The core practice is three things:

  1. Make it visible. Diagrams and written descriptions that show how the system works, not just how the code is organised.
  2. Make it reviewable. An architecture review process that catches problems before they become expensive to fix.
  3. Make it findable. Consistent documentation locations so anyone on the team (or joining the team) knows where to look.

This is the "Write it down" principle from Engineering Principles applied to system design.

C4 model as the diagramming standard

C4 is the standard for system architecture diagrams at S&P. It provides a zoom-level hierarchy (Context, Containers, Components, Code) that matches how people actually think about systems: from "what does this system do?" down to "how does this service work internally?"

Level 1: System Context: always create this.
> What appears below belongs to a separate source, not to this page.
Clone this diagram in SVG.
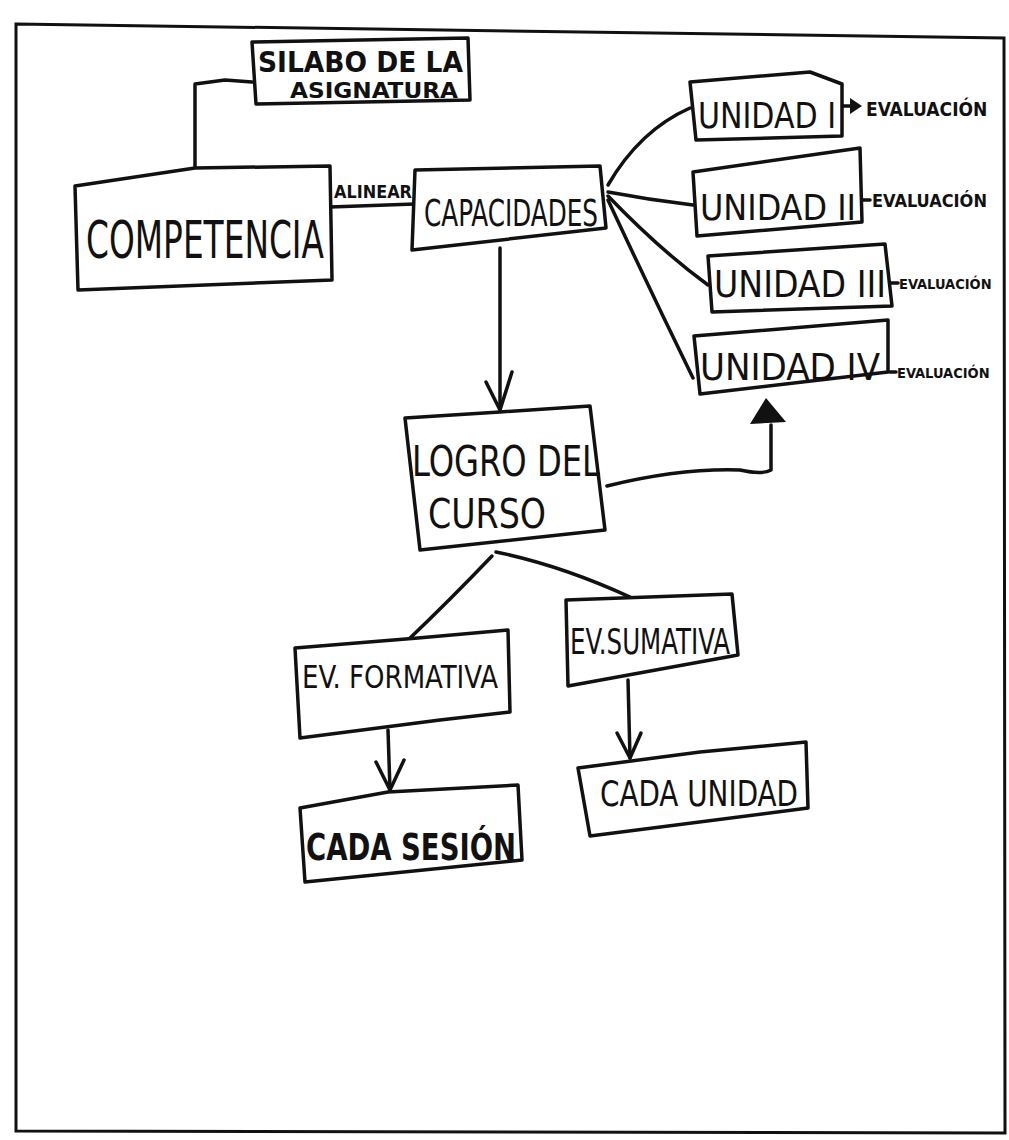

Shows the system as a single box, surrounded by its users (people, external systems) and the interactions between them. This is what you show the client when they ask "what does the system do?" Every project gets a Level 1 diagram before development starts.

Level 2: Container: always create for multi-service systems.

Shows the major technical building blocks (API server, web app, database, message queue, third-party integrations) and how they communicate. This is the equivalent of a traditional High-Level Design (HLD). It answers "what are the moving parts and how do they talk to each other?"

Level 3: Component: only when needed.

Shows the major components inside a single container (e.g., modules in a NestJS application). Use this sparingly, only for services complex enough that the Container diagram doesn't convey the internal structure. Most S&P projects don't need Level 3 diagrams for every container.

Level 4: Code: almost never.

The code itself is the documentation at this level. Only create a Level 4 diagram when onboarding someone to a particularly complex subsystem where the code structure is genuinely hard to navigate.

Flow diagrams

C4 diagrams show static structure, what exists and how it connects. You also need flow diagrams to show dynamic behaviour:

  • Sequence diagrams for new API flows that involve multiple services or components.
  • Activity diagrams for E2E user journeys that cross service boundaries.
  • Event flow diagrams for async or event-driven processing (queues, pub/sub, webhooks).

These complement C4 diagrams. They answer "what happens when a user does X?" rather than "what is the system made of?"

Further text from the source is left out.